Dataset entries:
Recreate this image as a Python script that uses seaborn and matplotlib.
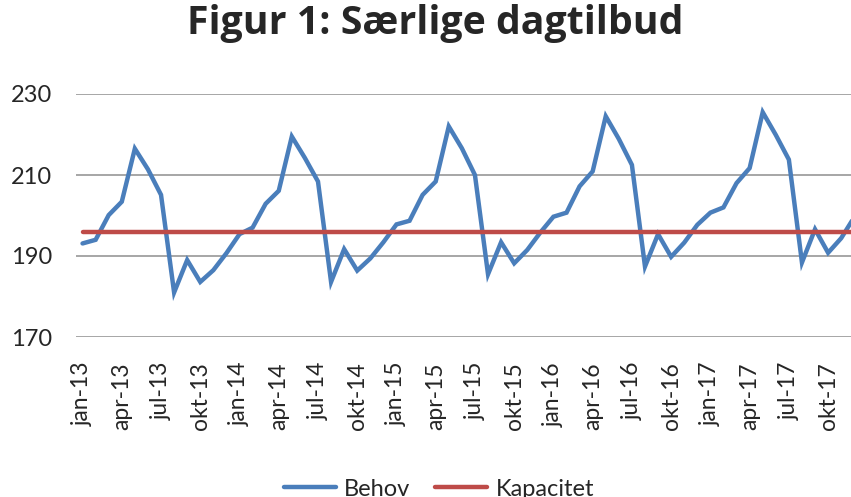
import matplotlib
matplotlib.use("Agg")
import matplotlib.pyplot as plt
import seaborn as sns
import pandas as pd
import numpy as np

# ---- data ----
month_names = ["jan", "feb", "mar", "apr", "maj", "jun", "jul", "aug", "sep", "okt", "nov", "dec"]
years = ["13", "14", "15", "16", "17"]
months = [f"{m}-{y}" for y in years for m in month_names]

behov = [193.1, 194.0, 200.1, 203.4, 216.5, 211.4, 205.1, 181.0, 189.0, 183.6, 186.5, 190.7,
         195.4, 197.0, 202.9, 206.1, 219.5, 214.2, 208.4, 183.6, 191.7, 186.4, 189.4, 193.4,
         197.8, 198.7, 205.1, 208.4, 222.0, 216.6, 210.0, 185.5, 193.4, 188.2, 191.5, 195.8,
         199.7, 200.7, 207.2, 210.9, 224.5, 218.9, 212.5, 187.4, 195.4, 189.8, 193.3, 197.7,
         200.7, 202.0, 208.0, 211.7, 225.5, 219.9, 213.8, 188.4, 196.6, 190.8, 194.4, 199.6]
kapacitet = [196.0] * len(months)

series_names = ["Behov", "Kapacitet"]
yticks = [170, 190, 210, 230]

df = pd.DataFrame({
    "idx": list(range(len(months))) * 2,
    "value": behov + kapacitet,
    "serie": [series_names[0]] * len(months) + [series_names[1]] * len(months),
})

sns.set_theme(style="white")
plt.rcParams["font.family"] = ["Lato", "DejaVu Sans"]

fig = plt.figure(figsize=(8.51, 4.97), dpi=100)
ax = fig.add_axes([76 / 851, 1 - 337 / 497, 1 - 76 / 851, (337 - 94) / 497])

palette = {"Behov": "#4a7ebb", "Kapacitet": "#be4b48"}
sns.lineplot(data=df, x="idx", y="value", hue="serie", palette=palette,
             linewidth=3.2, ax=ax, legend=False, zorder=3)
for l in ax.lines:
    l.set_solid_capstyle("round")
    l.set_solid_joinstyle("miter")

ax.set_xlim(-0.5, 58.75)
ax.set_ylim(170, 230)
ax.set_yticks(yticks)
ax.set_yticklabels([str(v) for v in yticks], fontsize=17)
tick_pos = list(range(0, len(months), 3))
ax.set_xticks(tick_pos)
ax.set_xticklabels([months[i] for i in tick_pos], rotation=90, fontsize=16.5)
ax.tick_params(axis="y", length=0, pad=17)
ax.tick_params(axis="x", length=0, pad=18)
ax.grid(axis="y", color="#a6a6a6", linewidth=1.4)
ax.grid(axis="x", visible=False)
for s in ax.spines.values():
    s.set_visible(False)
ax.set_xlabel("")
ax.set_ylabel("")

fig.text(0.511, 1 - 34 / 497, "Figur 1: Særlige dagtilbud", ha="center", va="baseline",
         fontsize=28.3, fontweight="bold", family=["Open Sans", "DejaVu Sans"])

handles = [plt.Line2D([], [], color=palette[n], linewidth=3.2, solid_capstyle="round") for n in series_names]
fig.legend(handles, series_names, loc="center", bbox_to_anchor=(0.516, 0.016),
           ncol=2, frameon=False, fontsize=17, handlelength=2.2, handletextpad=0.35,
           columnspacing=1.05)

fig.savefig("out.png", dpi=100)
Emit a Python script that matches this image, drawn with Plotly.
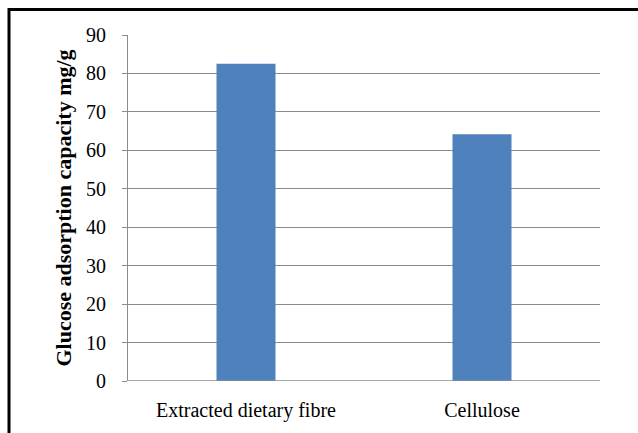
import plotly.graph_objects as go

# Glucose adsorption capacity (mg/g) per sample
categories = ["Extracted dietary fibre", "Cellulose"]
capacity = [82.5, 64.2]
y_ticks = [0, 10, 20, 30, 40, 50, 60, 70, 80, 90]

W, H = 638, 433
L, R, T, B = 128, 38, 35, 52
pw, ph = W - L - R, H - T - B

def px_x(x):
    return (x - L) / pw

def px_y(y):
    return 1 - (y - T) / ph

fig = go.Figure(
    go.Bar(
        x=categories,
        y=capacity,
        marker=dict(color="#4F81BD", line=dict(width=0)),
        width=0.25,
    )
)

serif = "Liberation Serif"
fig.update_layout(
    width=W,
    height=H,
    margin=dict(l=L, r=R, t=T, b=B),
    paper_bgcolor="white",
    plot_bgcolor="white",
    showlegend=False,
    font=dict(family=serif, size=20, color="black"),
    xaxis=dict(
        showgrid=False,
        showline=False,
        ticks="",
        ticklabelstandoff=15,
        tickfont=dict(family=serif, size=20, color="black"),
    ),
    yaxis=dict(
        range=[0, 90],
        tickvals=y_ticks,
        showgrid=True,
        gridcolor="#8C8C8C",
        gridwidth=1,
        showline=True,
        linecolor="#8C8C8C",
        linewidth=1,
        ticks="outside",
        ticklen=5,
        tickcolor="#8C8C8C",
        ticklabelstandoff=12,
        zeroline=False,
        tickfont=dict(family=serif, size=20, color="black"),
        title=dict(
            text="<b>Glucose adsorption capacity mg/g</b>",
            font=dict(family=serif, size=22, color="black"),
            standoff=8,
        ),
    ),
)

# baseline along the category axis
fig.add_shape(type="line", xref="paper", yref="y", x0=0, x1=1, y0=0, y1=0,
              line=dict(color="#8C8C8C", width=1.5))

# outer frame: top and left edges
fig.add_shape(type="line", xref="paper", yref="paper",
              x0=px_x(8), x1=px_x(W + 5), y0=px_y(9.5), y1=px_y(9.5),
              line=dict(color="black", width=3))
fig.add_shape(type="line", xref="paper", yref="paper",
              x0=px_x(9), x1=px_x(9), y0=px_y(8), y1=px_y(H + 5),
              line=dict(color="black", width=3))

fig.write_html("out.html")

Brief:
Repeat the records above exactly, leaving out the pictures.

Right answer:
Recreate this image as a Python script that uses seaborn and matplotlib.
import matplotlib
matplotlib.use("Agg")
import matplotlib.pyplot as plt
import seaborn as sns
import pandas as pd
import numpy as np

# ---- data ----
month_names = ["jan", "feb", "mar", "apr", "maj", "jun", "jul", "aug", "sep", "okt", "nov", "dec"]
years = ["13", "14", "15", "16", "17"]
months = [f"{m}-{y}" for y in years for m in month_names]

behov = [193.1, 194.0, 200.1, 203.4, 216.5, 211.4, 205.1, 181.0, 189.0, 183.6, 186.5, 190.7,
         195.4, 197.0, 202.9, 206.1, 219.5, 214.2, 208.4, 183.6, 191.7, 186.4, 189.4, 193.4,
         197.8, 198.7, 205.1, 208.4, 222.0, 216.6, 210.0, 185.5, 193.4, 188.2, 191.5, 195.8,
         199.7, 200.7, 207.2, 210.9, 224.5, 218.9, 212.5, 187.4, 195.4, 189.8, 193.3, 197.7,
         200.7, 202.0, 208.0, 211.7, 225.5, 219.9, 213.8, 188.4, 196.6, 190.8, 194.4, 199.6]
kapacitet = [196.0] * len(months)

series_names = ["Behov", "Kapacitet"]
yticks = [170, 190, 210, 230]

df = pd.DataFrame({
    "idx": list(range(len(months))) * 2,
    "value": behov + kapacitet,
    "serie": [series_names[0]] * len(months) + [series_names[1]] * len(months),
})

sns.set_theme(style="white")
plt.rcParams["font.family"] = ["Lato", "DejaVu Sans"]

fig = plt.figure(figsize=(8.51, 4.97), dpi=100)
ax = fig.add_axes([76 / 851, 1 - 337 / 497, 1 - 76 / 851, (337 - 94) / 497])

palette = {"Behov": "#4a7ebb", "Kapacitet": "#be4b48"}
sns.lineplot(data=df, x="idx", y="value", hue="serie", palette=palette,
             linewidth=3.2, ax=ax, legend=False, zorder=3)
for l in ax.lines:
    l.set_solid_capstyle("round")
    l.set_solid_joinstyle("miter")

ax.set_xlim(-0.5, 58.75)
ax.set_ylim(170, 230)
ax.set_yticks(yticks)
ax.set_yticklabels([str(v) for v in yticks], fontsize=17)
tick_pos = list(range(0, len(months), 3))
ax.set_xticks(tick_pos)
ax.set_xticklabels([months[i] for i in tick_pos], rotation=90, fontsize=16.5)
ax.tick_params(axis="y", length=0, pad=17)
ax.tick_params(axis="x", length=0, pad=18)
ax.grid(axis="y", color="#a6a6a6", linewidth=1.4)
ax.grid(axis="x", visible=False)
for s in ax.spines.values():
    s.set_visible(False)
ax.set_xlabel("")
ax.set_ylabel("")

fig.text(0.511, 1 - 34 / 497, "Figur 1: Særlige dagtilbud", ha="center", va="baseline",
         fontsize=28.3, fontweight="bold", family=["Open Sans", "DejaVu Sans"])

handles = [plt.Line2D([], [], color=palette[n], linewidth=3.2, solid_capstyle="round") for n in series_names]
fig.legend(handles, series_names, loc="center", bbox_to_anchor=(0.516, 0.016),
           ncol=2, frameon=False, fontsize=17, handlelength=2.2, handletextpad=0.35,
           columnspacing=1.05)

fig.savefig("out.png", dpi=100)
Emit a Python script that matches this image, drawn with Plotly.
import plotly.graph_objects as go

# Glucose adsorption capacity (mg/g) per sample
categories = ["Extracted dietary fibre", "Cellulose"]
capacity = [82.5, 64.2]
y_ticks = [0, 10, 20, 30, 40, 50, 60, 70, 80, 90]

W, H = 638, 433
L, R, T, B = 128, 38, 35, 52
pw, ph = W - L - R, H - T - B

def px_x(x):
    return (x - L) / pw

def px_y(y):
    return 1 - (y - T) / ph

fig = go.Figure(
    go.Bar(
        x=categories,
        y=capacity,
        marker=dict(color="#4F81BD", line=dict(width=0)),
        width=0.25,
    )
)

serif = "Liberation Serif"
fig.update_layout(
    width=W,
    height=H,
    margin=dict(l=L, r=R, t=T, b=B),
    paper_bgcolor="white",
    plot_bgcolor="white",
    showlegend=False,
    font=dict(family=serif, size=20, color="black"),
    xaxis=dict(
        showgrid=False,
        showline=False,
        ticks="",
        ticklabelstandoff=15,
        tickfont=dict(family=serif, size=20, color="black"),
    ),
    yaxis=dict(
        range=[0, 90],
        tickvals=y_ticks,
        showgrid=True,
        gridcolor="#8C8C8C",
        gridwidth=1,
        showline=True,
        linecolor="#8C8C8C",
        linewidth=1,
        ticks="outside",
        ticklen=5,
        tickcolor="#8C8C8C",
        ticklabelstandoff=12,
        zeroline=False,
        tickfont=dict(family=serif, size=20, color="black"),
        title=dict(
            text="<b>Glucose adsorption capacity mg/g</b>",
            font=dict(family=serif, size=22, color="black"),
            standoff=8,
        ),
    ),
)

# baseline along the category axis
fig.add_shape(type="line", xref="paper", yref="y", x0=0, x1=1, y0=0, y1=0,
              line=dict(color="#8C8C8C", width=1.5))

# outer frame: top and left edges
fig.add_shape(type="line", xref="paper", yref="paper",
              x0=px_x(8), x1=px_x(W + 5), y0=px_y(9.5), y1=px_y(9.5),
              line=dict(color="black", width=3))
fig.add_shape(type="line", xref="paper", yref="paper",
              x0=px_x(9), x1=px_x(9), y0=px_y(8), y1=px_y(H + 5),
              line=dict(color="black", width=3))

fig.write_html("out.html")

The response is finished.